Live my life♥

me and my life
2020-07-16 07:28:56 (UTC)

No fucking Title

Yes j do not have a title because I'm writing random about many things. Ifs buts, why me, why not?
I just see myself and at world. People have achieved it so much in their lives, I see how there plans work, how hard they work and get the returns and they are just progressing. And then I look at me, I'm same old, lachar, cry baby, struggled who is trying g hands on many things but not getting anything in hand. I tried my best in acting my dream my favorite passion I got nothing, I tried and m still trying in good job but no how it's so difficult for me, I tried on something different retail that too di t work coz of bad time. Do I need to push more? Circumstances always drag me down and I put my all energy in lifting myself up but zero. Eventually I have to accept my destiny.

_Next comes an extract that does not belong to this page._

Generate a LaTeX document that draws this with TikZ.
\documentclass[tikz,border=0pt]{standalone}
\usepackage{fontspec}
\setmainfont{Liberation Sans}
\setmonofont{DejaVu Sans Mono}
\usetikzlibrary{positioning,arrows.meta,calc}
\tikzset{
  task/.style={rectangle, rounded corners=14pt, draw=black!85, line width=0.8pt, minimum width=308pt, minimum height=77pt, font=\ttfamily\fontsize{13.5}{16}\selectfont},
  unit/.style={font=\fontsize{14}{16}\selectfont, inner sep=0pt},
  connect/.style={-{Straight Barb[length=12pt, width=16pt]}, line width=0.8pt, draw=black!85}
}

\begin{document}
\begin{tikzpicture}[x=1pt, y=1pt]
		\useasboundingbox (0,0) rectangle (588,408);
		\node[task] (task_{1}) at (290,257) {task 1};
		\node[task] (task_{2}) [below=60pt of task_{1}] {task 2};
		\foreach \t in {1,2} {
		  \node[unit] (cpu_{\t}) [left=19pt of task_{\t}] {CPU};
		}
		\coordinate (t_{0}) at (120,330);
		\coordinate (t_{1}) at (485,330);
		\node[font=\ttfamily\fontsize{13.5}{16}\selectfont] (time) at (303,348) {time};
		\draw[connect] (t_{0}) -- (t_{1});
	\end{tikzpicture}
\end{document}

How I everyday dream of a good, happy, peaceful life where my mom is proud of me, happy in life. But nothing I have always gotten disappointed. Never I got happy or surprised with something good. And even if it happens that turns out to be short lived. What do I do accept my destiny and not try or try and get disappointed because destiny is powerful?
30 yrs of life and everything is just same situation in house, job, finance nothing changed in a good way. Yes m grateful for this life which many wish for but I also want to progress look back and thanks God feel proud of progressing. But when I look back m same in same place.

I don't know what is the way out.
It's tiring and frustrating everytime to just face disappointment even after putting efforts to make something happen. Who has the answer??